▶ Your instructions: Skip every picture and transcribe the remaining material exactly.

▶ Source data:
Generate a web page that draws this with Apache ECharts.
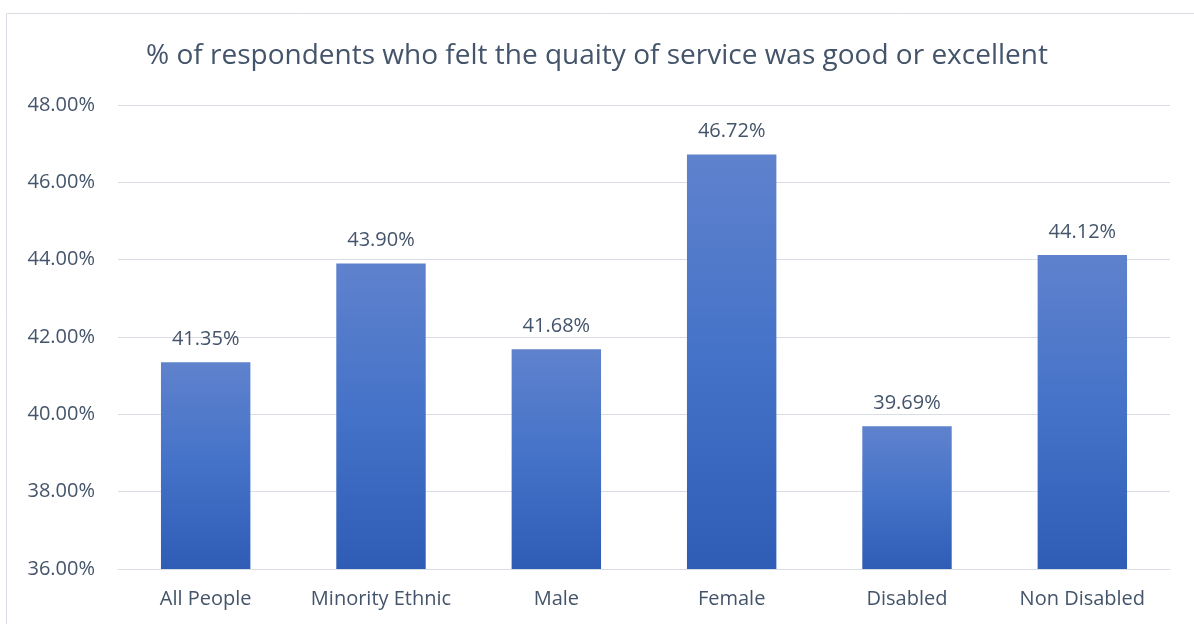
<!DOCTYPE html>
<html>
<head>
<meta charset="utf-8">
<script src="https://cdn.jsdelivr.net/npm/echarts@6/dist/echarts.min.js"></script>
<style>
  html, body { margin: 0; padding: 0; background: #fff; }
  #chart { width: 1194px; height: 624px; }
</style>
</head>
<body>
<div id="chart"></div>
<script>
const titleText = '% of respondents who felt the quaity of service was good or excellent';
const categories = ['All People', 'Minority Ethnic', 'Male', 'Female', 'Disabled', 'Non Disabled'];
const values = [41.35, 43.90, 41.68, 46.72, 39.69, 44.12];
const yMin = 36, yMax = 48, yStep = 2;

const textColor = '#44546a';
const fontFamily = '"Open Sans", "Noto Sans", sans-serif';

const chart = echarts.init(document.getElementById('chart'), null, { renderer: 'canvas' });
chart.setOption({
  backgroundColor: '#fff',
  animation: false,
  graphic: [{
    type: 'rect',
    shape: { x: 6.5, y: 13.5, width: 1200, height: 700 },
    style: { fill: 'none', stroke: '#d9dde3', lineWidth: 1 },
    silent: true
  }],
  title: {
    text: titleText,
    left: 'center',
    top: 37,
    textStyle: { color: textColor, fontSize: 28, fontWeight: 'normal', fontFamily: fontFamily }
  },
  grid: { left: 118, right: 24, top: 105, bottom: 55, containLabel: false },
  xAxis: {
    type: 'category',
    data: categories,
    axisLine: { show: true, lineStyle: { color: '#d9dde3', width: 1 } },
    axisTick: { show: false },
    axisLabel: { color: textColor, fontSize: 20, fontFamily: fontFamily, margin: 20, interval: 0 }
  },
  yAxis: {
    type: 'value',
    min: yMin, max: yMax, interval: yStep,
    axisLine: { show: false },
    axisTick: { show: false },
    splitLine: { lineStyle: { color: '#d9dde3', width: 1 } },
    axisLabel: {
      color: textColor, fontSize: 20, fontFamily: fontFamily, margin: 23,
      formatter: v => v.toFixed(2) + '%'
    }
  },
  series: [{
    type: 'bar',
    data: values,
    barWidth: '51%',
    itemStyle: {
      color: new echarts.graphic.LinearGradient(0, 0, 0, 1, [
        { offset: 0, color: '#5f82cd' },
        { offset: 0.5, color: '#4472c8' },
        { offset: 1, color: '#2f5db6' }
      ])
    },
    label: {
      show: true,
      position: 'top',
      distance: 13,
      color: textColor,
      fontSize: 20,
      fontFamily: fontFamily,
      formatter: p => p.value.toFixed(2) + '%'
    }
  }]
});
</script>
</body>
</html>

▶ Task output:
Generate a web page that draws this with Apache ECharts.
<!DOCTYPE html>
<html>
<head>
<meta charset="utf-8">
<script src="https://cdn.jsdelivr.net/npm/echarts@6/dist/echarts.min.js"></script>
<style>
  html, body { margin: 0; padding: 0; background: #fff; }
  #chart { width: 1194px; height: 624px; }
</style>
</head>
<body>
<div id="chart"></div>
<script>
const titleText = '% of respondents who felt the quaity of service was good or excellent';
const categories = ['All People', 'Minority Ethnic', 'Male', 'Female', 'Disabled', 'Non Disabled'];
const values = [41.35, 43.90, 41.68, 46.72, 39.69, 44.12];
const yMin = 36, yMax = 48, yStep = 2;

const textColor = '#44546a';
const fontFamily = '"Open Sans", "Noto Sans", sans-serif';

const chart = echarts.init(document.getElementById('chart'), null, { renderer: 'canvas' });
chart.setOption({
  backgroundColor: '#fff',
  animation: false,
  graphic: [{
    type: 'rect',
    shape: { x: 6.5, y: 13.5, width: 1200, height: 700 },
    style: { fill: 'none', stroke: '#d9dde3', lineWidth: 1 },
    silent: true
  }],
  title: {
    text: titleText,
    left: 'center',
    top: 37,
    textStyle: { color: textColor, fontSize: 28, fontWeight: 'normal', fontFamily: fontFamily }
  },
  grid: { left: 118, right: 24, top: 105, bottom: 55, containLabel: false },
  xAxis: {
    type: 'category',
    data: categories,
    axisLine: { show: true, lineStyle: { color: '#d9dde3', width: 1 } },
    axisTick: { show: false },
    axisLabel: { color: textColor, fontSize: 20, fontFamily: fontFamily, margin: 20, interval: 0 }
  },
  yAxis: {
    type: 'value',
    min: yMin, max: yMax, interval: yStep,
    axisLine: { show: false },
    axisTick: { show: false },
    splitLine: { lineStyle: { color: '#d9dde3', width: 1 } },
    axisLabel: {
      color: textColor, fontSize: 20, fontFamily: fontFamily, margin: 23,
      formatter: v => v.toFixed(2) + '%'
    }
  },
  series: [{
    type: 'bar',
    data: values,
    barWidth: '51%',
    itemStyle: {
      color: new echarts.graphic.LinearGradient(0, 0, 0, 1, [
        { offset: 0, color: '#5f82cd' },
        { offset: 0.5, color: '#4472c8' },
        { offset: 1, color: '#2f5db6' }
      ])
    },
    label: {
      show: true,
      position: 'top',
      distance: 13,
      color: textColor,
      fontSize: 20,
      fontFamily: fontFamily,
      formatter: p => p.value.toFixed(2) + '%'
    }
  }]
});
</script>
</body>
</html>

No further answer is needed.